O que você faz quando comete uma gafe? Pede desculpas? Finge que não percebeu? O que você faz? Calma. O que você faz? Peço desculpas. Mas, se não for possível, demonstro de alguma maneira que percebi o furo; não sei, espero, já resolvi uma pendenga dez anos depois. Ela respira. Minha amiga angustiou-se porque, durante um jantar, o casal anfitrião pediu sua opinião sobre o convite de casamento da filha, e ela disse que tinha gostado mais ou menos, pois, sendo a filha uma artista plástica de vanguarda, esperava algo mais ousado do que um simples cartão bege com letras prateadas. Tive medo de pedir desculpas. Medo? Sim, de ouvir “minha filha, se enxerga, não estou nem aí para o que você pensa”. Caramba, mas que espécie de amigos são esses? Sou amiga dele desde a faculdade, mas tenho pouca ou nenhuma intimidade com a esposa. A verdade é que eles ficaram muito ricos, não posso mais dizer o que penso. Se fossem pobres... Ia perguntar, mas não perguntei. Calma. O convite chegará às suas mãos com um bilhete da noiva: “Querida, obrigada pelo apoio, também detestei o convite, mas noblesse oblige (nobreza obriga)”.

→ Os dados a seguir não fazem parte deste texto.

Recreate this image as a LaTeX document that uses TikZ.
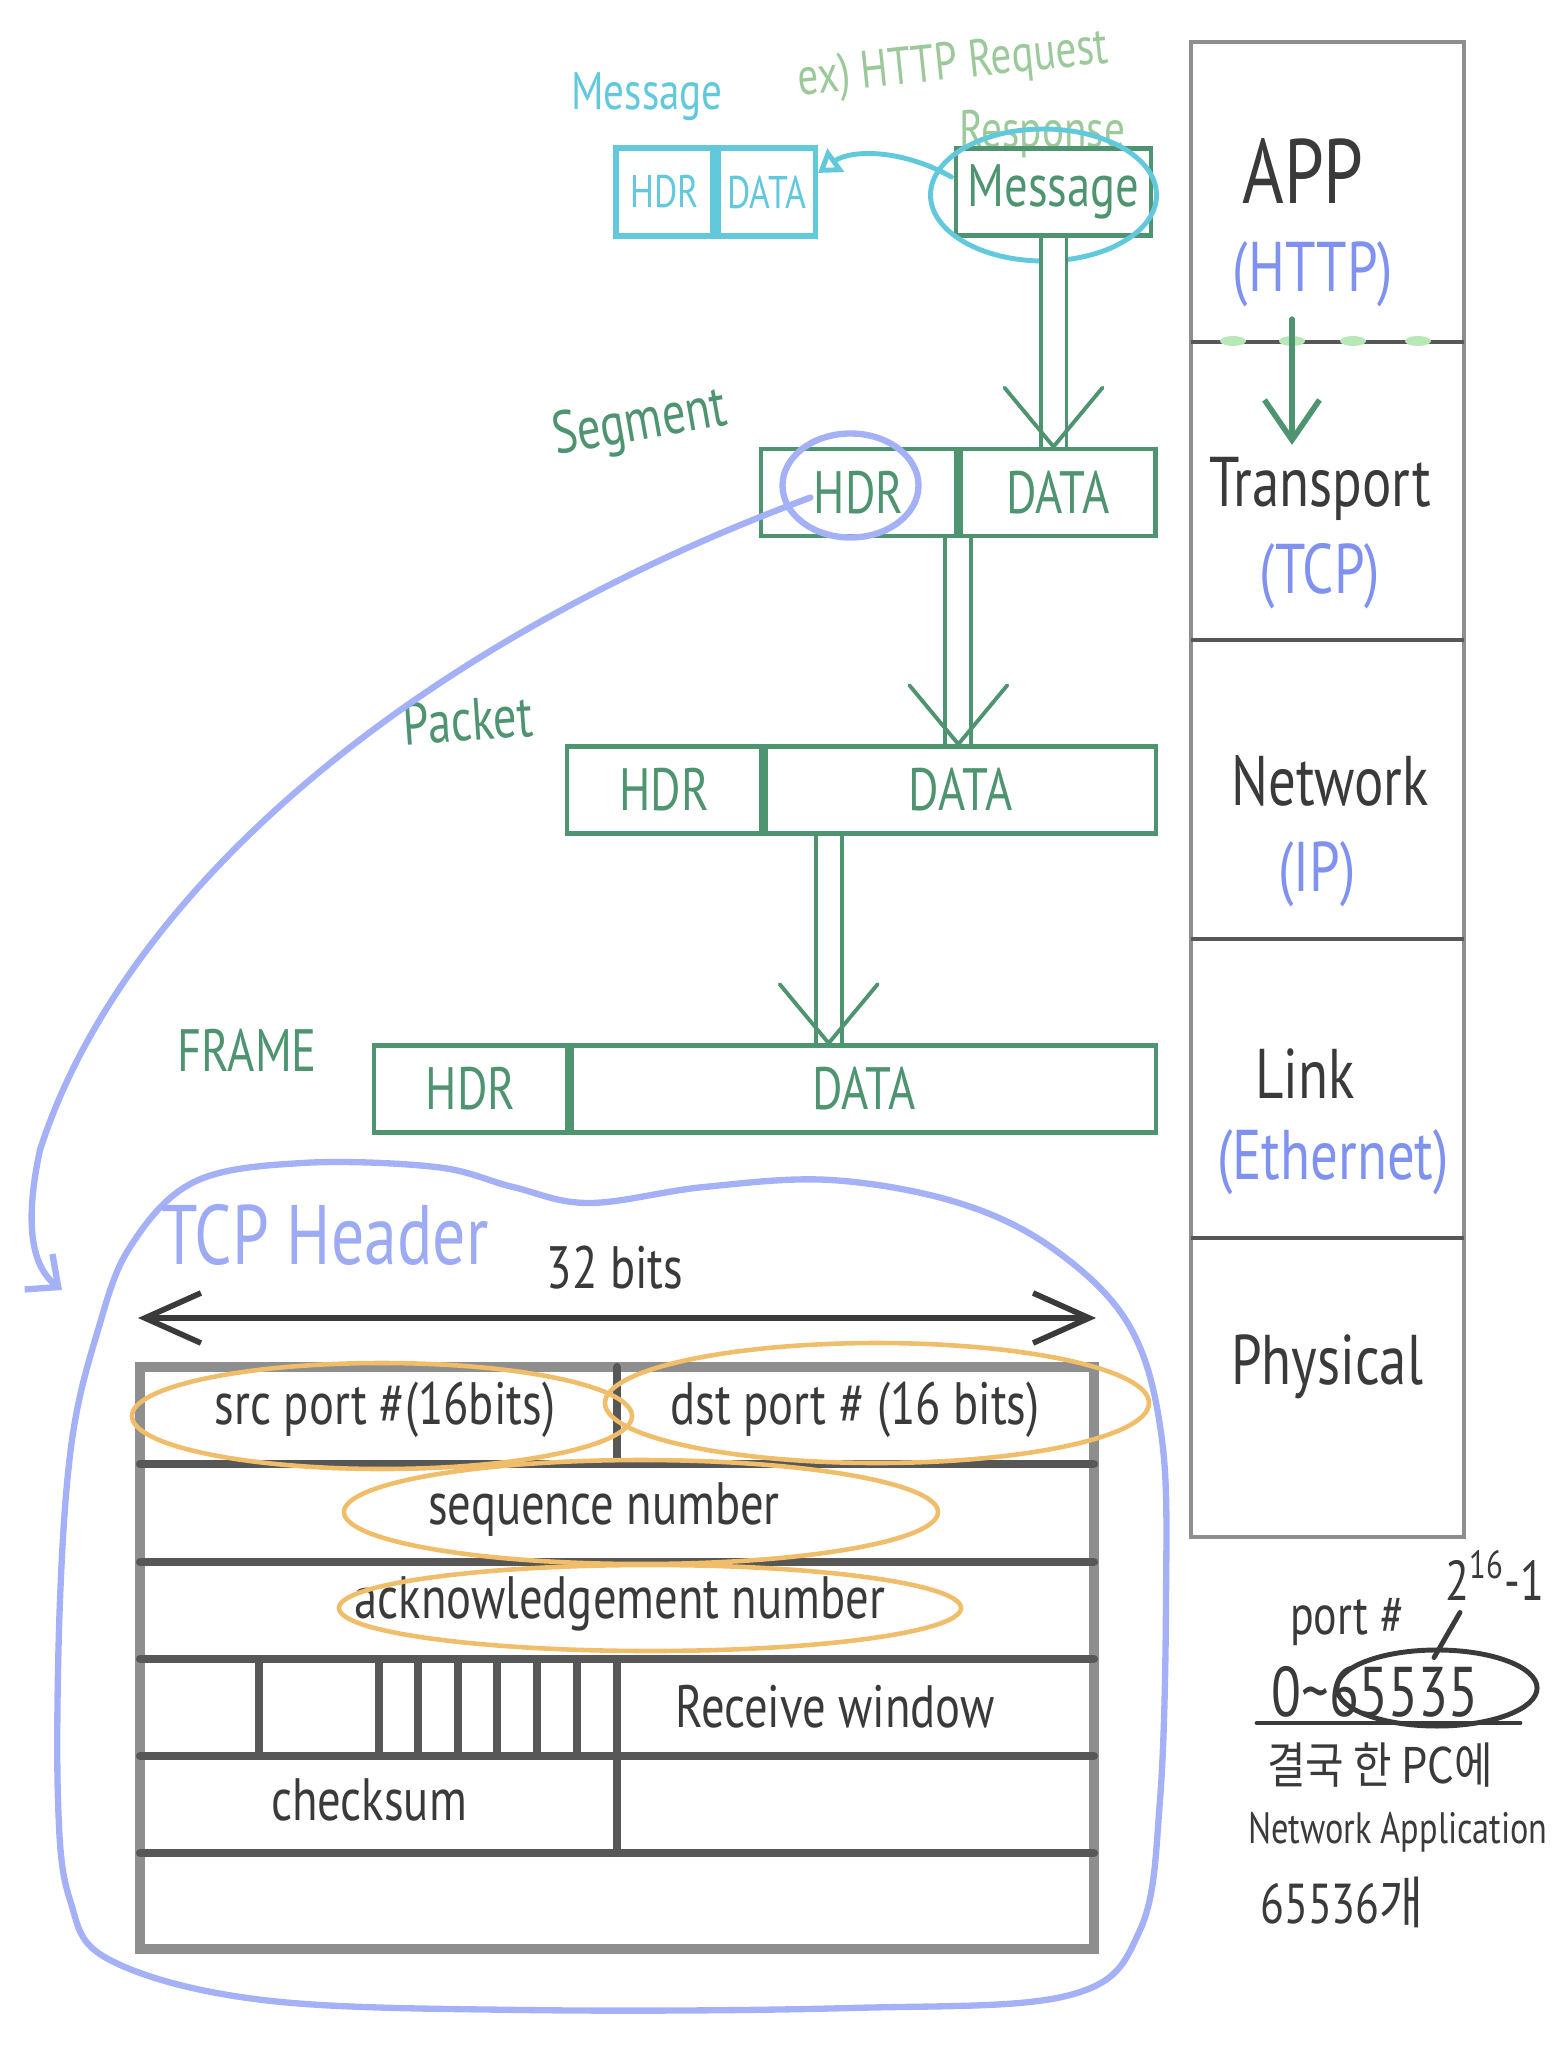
\documentclass[tikz,border=0pt]{standalone}
\usepackage{fontspec}
\setmainfont{PT Sans}[FakeStretch=0.78]
\newfontfamily\kr{Noto Sans CJK KR}[FakeStretch=0.85]
\usetikzlibrary{positioning, arrows.meta, shapes.geometric}

\definecolor{boxgreen}{HTML}{4E9470}
\definecolor{lightgreen}{HTML}{9CC99A}
\definecolor{dotgreen}{HTML}{B8E8B8}
\definecolor{msgcyan}{HTML}{62C9DD}
\definecolor{hdrblue}{HTML}{A5B1F6}
\definecolor{protoblue}{HTML}{7F92F0}
\definecolor{markorange}{HTML}{F0BD6A}
\definecolor{inkgray}{HTML}{3A3A3A}
\definecolor{framegray}{HTML}{8E8E8E}
\definecolor{rulegray}{HTML}{575757}

\tikzset{
  stacktext/.style={text=inkgray, font=\fontsize{20}{24}\selectfont},
  prototext/.style={text=protoblue, font=\fontsize{20}{24}\selectfont},
  pdu/.style={draw=boxgreen, line width=1.3pt, text=boxgreen, minimum height=0.87cm, inner sep=0pt, font=\fontsize{17}{20}\selectfont},
  cyanpdu/.style={draw=msgcyan, line width=1.5pt, text=msgcyan, minimum height=0.88cm, minimum width=0.97cm, inner sep=0pt, font=\fontsize{13}{15}\selectfont},
  pdulabel/.style={text=boxgreen, font=\fontsize{17}{20}\selectfont},
  flowline/.style={draw=boxgreen, line width=1.1pt, double=white, double distance=2.2mm},
  flowhead/.style={draw=boxgreen, line width=1.1pt, line cap=round, line join=round},
  hdrmark/.style={draw=hdrblue, line width=1.8pt, line cap=round},
  cyanmark/.style={draw=msgcyan, line width=1.4pt, line cap=round},
  hilite/.style={draw=markorange, line width=1.3pt},
  tabletext/.style={text=inkgray, font=\fontsize{17}{20}\selectfont},
  tablerule/.style={draw=rulegray, line width=2.3pt, line cap=round},
  notetext/.style={text=inkgray, font=\fontsize{16}{19}\selectfont},
  inkline/.style={draw=inkgray, line width=1.4pt, line cap=round}
}

\begin{document}
\begin{tikzpicture}[x=0.01cm, y=-0.01cm]
\useasboundingbox (0,0) rectangle (1553,2058);

% protocol stack
\draw[draw=framegray, line width=1.3pt] (1191,42) rectangle (1464,1537);
\foreach \y in {342,640,939,1238}
  \draw[draw=rulegray, line width=1pt] (1191,\y) -- (1464,\y);
\foreach \x in {1233,1292,1353,1418}
  \fill[dotgreen] (\x,341) ellipse [x radius=13, y radius=5];

\node[stacktext, font=\fontsize{26}{30}\selectfont] (app) at (1303,171) {APP};
\node[prototext] (http) at (1313,274) {(HTTP)};
\node[stacktext] (transport) at (1320,489) {Transport};
\node[prototext] (tcp) at (1320,576) {(TCP)};
\node[stacktext] (network) at (1330,781) {Network};
\node[prototext] (ip) at (1317,874) {(IP)};
\node[stacktext] (link) at (1305,1074) {Link};
\node[prototext] (ether) at (1333,1162) {(Ethernet)};
\node[stacktext] (physical) at (1327,1367) {Physical};
\draw[flowhead, line width=1.6pt, -{Straight Barb[length=4mm, width=5.5mm]}]
  ([xshift=-2.1mm]http.south) -- ([xshift=-2.1mm]http.south |- transport.north);

% message
\node[text=msgcyan, font=\fontsize{15}{18}\selectfont] (msglabel) at (647,97) {Message};
\node[cyanpdu] (chdr) at (664.5,192) {HDR};
\node[cyanpdu, right=0pt of chdr] (cdata) {DATA};
\node[text=lightgreen, font=\fontsize{15}{18}\selectfont, rotate=6] (exreq) at (953,66) {ex) HTTP Request};
\node[text=lightgreen, font=\fontsize{15}{18}\selectfont] (exresp) at (1042,134) {Response};
\node[pdu, minimum width=1.95cm] (msg) at (1053.5,192) {Message};
\draw[cyanmark] ([shift={(-10,3)}]msg.center) ellipse [x radius=113, y radius=66];
\draw[cyanmark, -{Triangle[open, length=2.2mm, width=2.8mm]}]
  ([shift={(-102,-15)}]msg.center) .. controls (900,148) and (850,150) .. ([yshift=1.9mm]cdata.east);

% segment
\node[pdulabel, rotate=10] (seglabel) at (640,425) {Segment};
\node[pdu, minimum width=1.95cm] (seghdr) at (858.5,492.5) {HDR};
\node[pdu, minimum width=1.95cm, right=0pt of seghdr] (segdata) {DATA};
\draw[flowline] (msg.south) -- (msg.south |- segdata.north);
\draw[flowhead] ([shift={(-49,-59)}]msg.south |- segdata.north) -- (msg.south |- segdata.north) -- +(49,-59);

% packet
\node[pdulabel, rotate=4] (pktlabel) at (468,720) {Packet};
\node[pdu, minimum width=1.94cm] (pkthdr) at (664,790) {HDR};
\node[pdu, minimum width=3.9cm, right=0pt of pkthdr] (pktdata) {DATA};
\draw[flowline] (seghdr.south east) -- (seghdr.south east |- pktdata.north);
\draw[flowhead] ([shift={(-49,-59)}]seghdr.south east |- pktdata.north) -- (seghdr.south east |- pktdata.north) -- +(49,-59);

% frame
\node[pdulabel] (frmlabel) at (247,1050) {FRAME};
\node[pdu, minimum width=1.93cm] (frmhdr) at (470.5,1089) {HDR};
\node[pdu, minimum width=5.84cm, right=0pt of frmhdr] (frmdata) {DATA};
\coordinate (pktdrop) at ([xshift=-1.32cm]pktdata.south);
\draw[flowline] (pktdrop) -- (pktdrop |- frmdata.north);
\draw[flowhead] ([shift={(-49,-59)}]pktdrop |- frmdata.north) -- (pktdrop |- frmdata.north) -- +(49,-59);

% segment header -> TCP header
\draw[hdrmark] ([shift={(-8,-7)}]seghdr.center) ellipse [x radius=68, y radius=52];
\coordinate (hookend) at (62,1290);
\draw[hdrmark, -{Straight Barb[length=2.5mm, width=4.5mm]}]
  ([shift={(-48,5)}]seghdr.center) .. controls (400,650) and (120,900) .. (40,1150)
  .. controls (25,1220) and (30,1265) .. (hookend);
\draw[hdrmark] plot[smooth cycle, tension=0.6] coordinates {
  (98,1330) (130,1247) (194,1182) (302,1163) (436,1167) (513,1187) (589,1203)
  (704,1187) (831,1180) (959,1203) (1055,1250) (1130,1327) (1162,1440)
  (1166,1600) (1160,1800) (1140,1930) (1070,1995) (850,2008) (525,2010)
  (263,2000) (110,1960) (70,1900) (58,1800) (60,1600) (72,1440)};
\node[text=hdrblue!80!protoblue, font=\fontsize{24}{28}\selectfont] (tcphead) at (325,1235) {TCP Header};

% TCP header fields
\coordinate (wl) at (138,1318);
\coordinate (wr) at (1096,1318);
\draw[draw=inkgray, line width=1.6pt,
  {Straight Barb[length=5.6mm, width=5mm]}-{Straight Barb[length=5.6mm, width=5mm]}] (wl) -- (wr);
\node[tabletext] (bits) at (615,1268) {32 bits};

\draw[draw=framegray, line width=2.6pt] (140,1367) rectangle (1094,1949);
\foreach \y in {1464,1562,1659,1756,1853}
  \draw[tablerule] (140,\y) -- (1094,\y);
\draw[tablerule] (617,1367) -- (617,1464);
\draw[tablerule] (617,1659) -- (617,1853);
\foreach \x in {259,379,418,458,497,537,577}
  \draw[tablerule, line width=2pt] (\x,1659) -- (\x,1756);

\node[tabletext] (srcport) at (385,1410) {src port \#(16bits)};
\node[tabletext] (dstport) at (855,1410) {dst port \# (16 bits)};
\node[tabletext] (seqnum) at (604,1510) {sequence number};
\node[tabletext] (acknum) at (620,1604) {acknowledgement number};
\node[tabletext] (rwnd) at (835,1707) {Receive window};
\node[tabletext] (csum) at (369,1800) {checksum};

\draw[hilite] ([shift={(-3,6)}]srcport.center) ellipse [x radius=250, y radius=53];
\draw[hilite] ([shift={(22,-7)}]dstport.center) ellipse [x radius=272, y radius=60];
\draw[hilite] ([shift={(37,2)}]seqnum.center) ellipse [x radius=297, y radius=52];
\draw[hilite] ([shift={(30,4)}]acknum.center) ellipse [x radius=311, y radius=43];

% port note
\node[notetext] (portno) at (1347,1622) {port \#};
\node[notetext] (maxport) at (1495,1575) {2\textsuperscript{16}-1};
\node[notetext, font=\fontsize{20}{24}\selectfont] (range) at (1375,1692) {0\textasciitilde65535};
\draw[inkline] (1257,1723) -- (1520,1723);
\node[inkline, ellipse, draw, minimum width=2.0cm, minimum height=0.76cm] (maxcirc) at (1437,1688) {};
\draw[inkline] ([xshift=-3.5mm]maxport.south) -- ([shift={(-3,10)}]maxcirc.north);
\node[notetext, font=\kr\fontsize{14}{17}\selectfont] (krline) at (1380,1765) {결국 한 PC에};
\node[notetext, font=\fontsize{12.5}{15}\selectfont] (netapp) at (1398,1832) {Network Application};
\node[notetext] (appcount) at (1342,1902) {65536{\kr 개}};
\end{tikzpicture}
\end{document}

Desligamos o telefone. Estamos em 2017, e a opinião sincera, espontânea, ainda é tabu. De onde vem essa nossa disposição para ficarmos ressentidos com coisas irrelevantes? Convite de casamento é algo simbólico, sagrado. Ela devia ter dito que gostou. Mesmo sem ter gostado? Ela feriu suscetibilidades ou mais do que isso. Não é comum no Brasil você dizer o que pensa. Não é comum, ponto. Em qualquer parte do mundo. Mas fiquemos no Brasil. Não é comum, nem na vida pública, nem na vida privada. É o protocolo. Vem desde o Brasil Colônia. Quem discordaria de um senhor de escravos dentro de sua própria casa? De um coronel, sentado à cabeceira de sua mesa de jantar? A angústia embutida no caso da minha amiga é, a meu ver, justamente o fato de a opinião romper com uma estrutura familiar que, parece, tornou-se autoritária. Se pensarmos bem, a gafe é uma ruptura acidental com as regras da nobreza. E, geralmente, a nobreza, seja ela qual for, prefere não ser contrariada. Machado de Assis, no conto Teoria do medalhão, faz uma crítica genial sobre esse acordo nacional, em que a inteligência deve ser decorativa, e não fonte de opiniões ou aproximações afetivas reais. No conto, o pai preocupado com o futuro do filho lhe diz: “(...) qualquer que seja a profissão da tua escolha, o meu desejo é que te faças grande e ilustre, ou pelo menos notável (...) A vida, Janjão, é uma enorme loteria; os prêmios são poucos, os malogrados inúmeros (...), é de boa prática social acautelar um ofício para a hipótese de que os outros falhem (...) Nenhum me parece mais útil e cabido que o de medalhão”. O medalhão é justamente aquela pessoa que sabe dar opinião sobre tudo, sem se comprometer com nada. Faz uso de “sentenças latinas, ditos históricos, versos célebres, brocados jurídicos, máximas, (...) frases feitas, locuções convencionais, fórmulas consagradas”, e sempre se sai bem. Ser medalhão é “pensar o já pensado”, dar gravidade a tudo o que diz, sem nunca “infringir as regras e obrigações capitais”. “Foge a tudo que possa cheirar a reflexão, originalidade”, aconselha o pai. “Guardadas as proporções, a conversa dessa noite vale o Príncipe de Machiavelli.” Vou ligar para a minha amiga. Pedir mil desculpas. Não devia ter feito piada de algo tão sério. Ela está muito, muito longe de ser um medalhão.

CLARICE NISKIER É ATRIZ E NÃO QUER SABER DE CRÍTICAS SINCERAS A RESPEITO DESTE TEXTO.